We are only deceiving ourselves, and that too, most woefully, if we think that the dancers, theater-goers, horse-racers, gamblers and drunkards, claiming to be members of a church, are on their way to heaven. Their baptism is all nothing. Their communion is mockery, an insult to the Majesty of heaven and earth. Their sitting in choirs and taking into their polluted lips the pure words of praises, supplications and thanksgiving, in the midst of the pure worship of saints, is a desecration of the appointments of God.

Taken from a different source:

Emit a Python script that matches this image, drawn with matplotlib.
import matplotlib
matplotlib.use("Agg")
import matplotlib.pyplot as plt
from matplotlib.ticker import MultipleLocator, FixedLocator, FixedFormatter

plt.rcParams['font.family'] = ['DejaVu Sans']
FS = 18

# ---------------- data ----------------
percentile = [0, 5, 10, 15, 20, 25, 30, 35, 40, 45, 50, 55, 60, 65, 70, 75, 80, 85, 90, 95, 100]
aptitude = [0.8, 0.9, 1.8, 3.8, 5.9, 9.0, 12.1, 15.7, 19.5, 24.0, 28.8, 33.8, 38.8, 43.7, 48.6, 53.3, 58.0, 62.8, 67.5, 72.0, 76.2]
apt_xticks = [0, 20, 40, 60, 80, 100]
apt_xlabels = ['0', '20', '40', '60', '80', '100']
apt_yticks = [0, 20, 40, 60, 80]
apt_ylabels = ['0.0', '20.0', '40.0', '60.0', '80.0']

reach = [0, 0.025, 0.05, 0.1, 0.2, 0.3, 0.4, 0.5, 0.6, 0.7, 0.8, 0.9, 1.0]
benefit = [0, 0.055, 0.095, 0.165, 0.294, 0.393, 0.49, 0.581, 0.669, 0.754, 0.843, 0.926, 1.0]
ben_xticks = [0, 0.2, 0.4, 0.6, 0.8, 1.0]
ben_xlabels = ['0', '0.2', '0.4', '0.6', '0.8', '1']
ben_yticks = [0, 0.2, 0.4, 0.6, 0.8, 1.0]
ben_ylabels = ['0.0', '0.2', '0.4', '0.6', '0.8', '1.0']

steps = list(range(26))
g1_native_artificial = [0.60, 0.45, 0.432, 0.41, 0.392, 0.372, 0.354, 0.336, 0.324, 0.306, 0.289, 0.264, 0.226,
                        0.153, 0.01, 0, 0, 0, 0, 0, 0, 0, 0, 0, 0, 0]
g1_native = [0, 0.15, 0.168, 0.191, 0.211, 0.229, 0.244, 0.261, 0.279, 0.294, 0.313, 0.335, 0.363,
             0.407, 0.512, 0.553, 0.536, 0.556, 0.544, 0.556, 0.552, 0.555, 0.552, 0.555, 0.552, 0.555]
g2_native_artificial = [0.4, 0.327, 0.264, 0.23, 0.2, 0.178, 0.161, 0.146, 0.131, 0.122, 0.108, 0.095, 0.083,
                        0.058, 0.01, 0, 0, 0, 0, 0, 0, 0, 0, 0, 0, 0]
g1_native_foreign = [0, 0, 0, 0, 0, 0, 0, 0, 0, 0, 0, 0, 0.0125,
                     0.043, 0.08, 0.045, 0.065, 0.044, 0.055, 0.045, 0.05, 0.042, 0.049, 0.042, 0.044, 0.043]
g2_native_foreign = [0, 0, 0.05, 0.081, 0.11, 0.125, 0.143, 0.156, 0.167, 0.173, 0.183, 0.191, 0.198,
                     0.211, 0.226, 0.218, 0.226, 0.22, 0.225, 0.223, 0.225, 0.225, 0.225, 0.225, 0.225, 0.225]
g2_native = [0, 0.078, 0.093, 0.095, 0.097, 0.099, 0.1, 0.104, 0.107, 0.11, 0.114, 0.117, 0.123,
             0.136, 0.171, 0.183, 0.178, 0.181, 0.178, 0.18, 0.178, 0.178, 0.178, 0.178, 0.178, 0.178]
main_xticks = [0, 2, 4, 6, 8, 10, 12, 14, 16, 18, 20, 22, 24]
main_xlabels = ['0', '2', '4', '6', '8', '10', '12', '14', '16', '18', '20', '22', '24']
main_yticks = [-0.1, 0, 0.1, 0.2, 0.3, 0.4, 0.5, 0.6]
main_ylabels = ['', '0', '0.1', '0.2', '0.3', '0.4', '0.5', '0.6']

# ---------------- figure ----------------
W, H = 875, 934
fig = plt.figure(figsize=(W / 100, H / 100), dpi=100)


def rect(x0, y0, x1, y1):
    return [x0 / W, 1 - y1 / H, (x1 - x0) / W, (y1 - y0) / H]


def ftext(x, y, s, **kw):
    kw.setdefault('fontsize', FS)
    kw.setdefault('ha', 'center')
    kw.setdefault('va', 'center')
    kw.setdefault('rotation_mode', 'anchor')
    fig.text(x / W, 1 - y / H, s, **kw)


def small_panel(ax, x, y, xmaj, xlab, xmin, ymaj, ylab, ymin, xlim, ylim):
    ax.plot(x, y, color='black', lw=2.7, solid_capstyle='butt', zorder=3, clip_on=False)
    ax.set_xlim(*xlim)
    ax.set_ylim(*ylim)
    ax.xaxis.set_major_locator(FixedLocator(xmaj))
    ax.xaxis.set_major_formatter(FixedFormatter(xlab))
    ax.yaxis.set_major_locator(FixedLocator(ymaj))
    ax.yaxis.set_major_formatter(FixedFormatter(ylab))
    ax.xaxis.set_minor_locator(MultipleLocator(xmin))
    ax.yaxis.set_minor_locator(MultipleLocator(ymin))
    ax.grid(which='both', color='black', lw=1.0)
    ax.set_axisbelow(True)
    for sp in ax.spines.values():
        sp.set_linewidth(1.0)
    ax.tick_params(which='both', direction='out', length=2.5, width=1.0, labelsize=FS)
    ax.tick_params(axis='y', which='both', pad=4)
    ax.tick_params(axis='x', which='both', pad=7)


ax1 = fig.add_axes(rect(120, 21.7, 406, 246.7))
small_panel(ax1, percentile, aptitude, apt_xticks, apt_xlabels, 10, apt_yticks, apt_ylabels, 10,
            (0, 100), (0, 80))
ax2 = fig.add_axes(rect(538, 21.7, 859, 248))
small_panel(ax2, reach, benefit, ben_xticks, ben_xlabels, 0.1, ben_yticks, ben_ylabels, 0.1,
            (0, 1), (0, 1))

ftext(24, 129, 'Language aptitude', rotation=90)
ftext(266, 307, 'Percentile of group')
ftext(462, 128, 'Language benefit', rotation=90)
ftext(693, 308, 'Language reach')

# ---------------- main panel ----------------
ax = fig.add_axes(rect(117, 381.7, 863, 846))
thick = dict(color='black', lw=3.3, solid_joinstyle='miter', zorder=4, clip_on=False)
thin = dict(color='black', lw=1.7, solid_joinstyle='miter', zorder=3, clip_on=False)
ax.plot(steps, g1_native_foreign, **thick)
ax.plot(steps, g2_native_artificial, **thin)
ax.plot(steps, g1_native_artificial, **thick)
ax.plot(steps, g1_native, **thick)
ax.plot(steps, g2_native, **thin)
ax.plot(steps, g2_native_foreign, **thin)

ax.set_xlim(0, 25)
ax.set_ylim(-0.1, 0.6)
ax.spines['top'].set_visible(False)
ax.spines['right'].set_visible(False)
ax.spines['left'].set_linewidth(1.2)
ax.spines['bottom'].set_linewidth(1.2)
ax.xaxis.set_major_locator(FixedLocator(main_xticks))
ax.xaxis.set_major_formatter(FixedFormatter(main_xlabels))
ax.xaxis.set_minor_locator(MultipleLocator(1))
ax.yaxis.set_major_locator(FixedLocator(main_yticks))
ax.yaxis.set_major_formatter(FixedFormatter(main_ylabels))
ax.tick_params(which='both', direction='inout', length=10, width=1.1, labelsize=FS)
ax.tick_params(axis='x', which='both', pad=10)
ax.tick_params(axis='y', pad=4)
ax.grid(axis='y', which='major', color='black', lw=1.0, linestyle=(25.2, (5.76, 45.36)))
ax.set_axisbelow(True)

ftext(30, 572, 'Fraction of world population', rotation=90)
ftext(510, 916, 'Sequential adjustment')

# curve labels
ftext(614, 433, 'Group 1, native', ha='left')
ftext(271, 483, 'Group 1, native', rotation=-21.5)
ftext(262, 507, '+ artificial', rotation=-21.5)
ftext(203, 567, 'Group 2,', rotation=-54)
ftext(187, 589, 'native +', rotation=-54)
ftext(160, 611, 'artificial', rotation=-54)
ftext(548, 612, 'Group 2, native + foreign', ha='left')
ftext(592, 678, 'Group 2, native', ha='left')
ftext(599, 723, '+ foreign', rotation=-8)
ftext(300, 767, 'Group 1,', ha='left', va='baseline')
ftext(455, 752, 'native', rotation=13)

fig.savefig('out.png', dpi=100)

When we think of saving men, we must not think merely of getting them into immersion, or into the church, but, in the true sense, we must turn them to God—turn them from their sins. The love of sin must be destroyed in them, and the love of God established. They must, in the full import of the term, be made “new creatures,” conformed to the image of Christ. We must see in them not simply a desire to see how near they can be like the world, and not be excluded from the church; how deep they can dip into the follies of the world, and not be lost; how near the verge of perdition they can run and not fall in. But they must “love not the world, nor the things of the world,” make it a matter of prayer, and study how to live and walk with God; how to have the continual care and gracious providence of God over them. No man is a profitable member of the church, that simply escapes being turned out, any more than he is a good citizen who barely escapes fines, imprisonment and the gallows, or who does everything and any thing that the law does not expressly forbid. A man may be a bad and worthless fellow and not be fined nor imprisoned. So a member of the church may be bad, and not only worthless but injurious to the church, and not be turned out. There may not be enough spiritual life, moral standing and respect for the law of God, in the church, to enforce the law of Christ.
May we awake to the state of things, cry aloud and spare not, and never cease our supplications to heaven till we see an improvement. We are only deceived in dancers to allow them to remain in the church, and thus permit them to enjoy the idea that they are Christians.